EFFECTS OF THREE-WEEK EXTERNAL-LOADING INTERVENTION ON SPRINT PERFORMANCE IN RUGBY ATHLETES

Abstract

Kayle Long1, Cortni Thomas1, Hannah Freeland1, Garrett Tedford1, Katherine Shelton1, Anaelle Charles1, Eric M. Scudamore1, Veronika Pribyslavska1 1Arkansas State University, Jonesboro, Arkansas

PURPOSE: This study evaluated the effects of a 3-week external-loading during daily living (ELDL) intervention on sprint performance in collegiate rugby athletes. METHODS: Collegiate male, club rugby athletes (N= 11) were divided into treatment ELDL (n= 7) and control (CON; n= 4) groups. The ELDL group wore weighted vests for 8 h/day, ≥4 days/week, for 3 weeks separate from training. The participants’ vest loads were 10%, 12%, and 15% of body mass for the first, second, and third week, respectively.
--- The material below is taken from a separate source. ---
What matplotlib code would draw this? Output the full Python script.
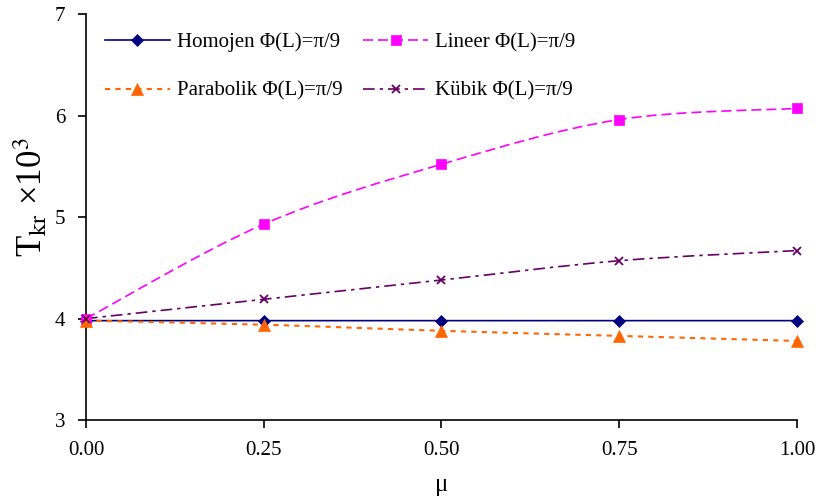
import matplotlib
matplotlib.use("Agg")
import matplotlib.pyplot as plt
from matplotlib.path import Path
from matplotlib.patches import PathPatch
from matplotlib.lines import Line2D
import numpy as np

plt.rcParams['font.family'] = ['Liberation Serif', 'DejaVu Serif']
plt.rcParams['mathtext.fontset'] = 'stix'

mu = [0.00, 0.25, 0.50, 0.75, 1.00]
homojen = [3.98, 3.98, 3.98, 3.98, 3.98]
lineer = [4.00, 4.93, 5.52, 5.96, 6.07]
parabolik = [3.98, 3.94, 3.88, 3.83, 3.78]
kubik = [4.00, 4.19, 4.38, 4.57, 4.67]

labels = ['Homojen Φ(L)=π/9', 'Lineer Φ(L)=π/9',
          'Parabolik Φ(L)=π/9', 'Kübik Φ(L)=π/9']


def smooth_path(x, y):
    # Excel-like smoothing: Bezier through the points (Catmull-Rom, tension 1/6)
    x = np.asarray(x, float)
    y = np.asarray(y, float)
    verts = [(x[0], y[0])]
    codes = [Path.MOVETO]
    n = len(x)
    for i in range(n - 1):
        p0 = (x[max(i - 1, 0)], y[max(i - 1, 0)])
        p1 = (x[i], y[i])
        p2 = (x[i + 1], y[i + 1])
        p3 = (x[min(i + 2, n - 1)], y[min(i + 2, n - 1)])
        c1 = (p1[0] + (p2[0] - p0[0]) / 6, p1[1] + (p2[1] - p0[1]) / 6)
        c2 = (p2[0] - (p3[0] - p1[0]) / 6, p2[1] - (p3[1] - p1[1]) / 6)
        verts += [c1, c2, p2]
        codes += [Path.CURVE4] * 3
    return Path(verts, codes)


fig = plt.figure(figsize=(8.19, 4.99), dpi=100)
ax = fig.add_axes([0.105, 0.158, 0.868, 0.814])

series = [
    (homojen, '#000080', '-', 'D', 6, 1.2),
    (lineer, '#FF00FF', (0, (6, 3)), 's', 6.5, 1.2),
    (parabolik, '#FF6600', (0, (2.5, 2.5)), '^', 8, 1.5),
    (kubik, '#660066', (0, (7, 3, 2, 3)), 'x', 6, 1.2),
]

handles = []
for vals, col, ls, mk, ms, lw in series:
    patch = PathPatch(smooth_path(mu, vals), facecolor='none', edgecolor=col,
                      linestyle=ls, linewidth=lw, clip_on=False, zorder=2)
    ax.add_patch(patch)
    ax.plot(mu, vals, linestyle='none', marker=mk, markersize=ms, color=col,
            markeredgewidth=1.3 if mk == 'x' else 0.5, clip_on=False, zorder=3)
    handles.append(Line2D([], [], color=col, linestyle=ls, linewidth=lw,
                          marker=mk, markersize=ms,
                          markeredgewidth=1.3 if mk == 'x' else 0.5))

ax.set_xlim(0, 1)
ax.set_ylim(3, 7)
ax.set_xticks(mu)
ax.set_xticklabels(['%.2f' % v for v in mu])
ax.set_yticks([3, 4, 5, 6, 7])
ax.spines['top'].set_visible(False)
ax.spines['right'].set_visible(False)
for s in ['left', 'bottom']:
    ax.spines[s].set_linewidth(1.2)
ax.tick_params(axis='both', labelsize=15, direction='out', length=6,
               width=1.2, pad=9)
ax.set_xlabel('μ', fontsize=18, labelpad=10)
ax.set_ylabel(r'T$_{\mathrm{kr}}$ ×10$^{3}$', fontsize=25)
ax.yaxis.set_label_coords(-0.05, 0.55)

# row-wise order: Homojen, Lineer / Parabolik, Kübik
order = [0, 2, 1, 3]
ax.legend([handles[i] for i in order], [labels[i] for i in order],
          loc='upper left', bbox_to_anchor=(0.015, 0.975), borderaxespad=0,
          ncol=2, frameon=False, fontsize=15, handlelength=3.1,
          columnspacing=1.0, labelspacing=1.4, handletextpad=0.35)

fig.savefig('out.png', dpi=100)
The protocol included two familiarization trials, a baseline trial, a 3-week intervention, and post-intervention trial. The testing consisted of two different sprint-based tasks executed from a 2-point stance and a 5-m flying start: 1) three 20-m sprints with recorded split time at 10 m and a 60-s rest between each sprint, and 2) 12 continuous 20-m sprints with 20-30 s of rest between each sprint. Timing gates were placed at 0-m, 10-m and 20-m marks to record the sprint times. A difference in sprint times for baseline to post-intervention were calculated. A one-tail t-test was used to compare sprint times between groups. RESULTS: Descriptive statistics for the sprint variables are listed in Table 1. There were no significant differences (p > .05) between baseline and post ELDL for 20-m sprint times (p = .37), 10-m split times (p = .18), or total repeated sprint times (p = .21). For repeated sprints there was notable effect size (d = .64). CONCLUSION: The 3-week ELDL training program did not statistically improve sprint or repeated sprint performance. However, the treatment may have a practical effect on a repeated sprint performance. There could be a beneficial decrease in total sprint time for anaerobic athletes. A larger sample size may provide more clarification about the utility of ELDL.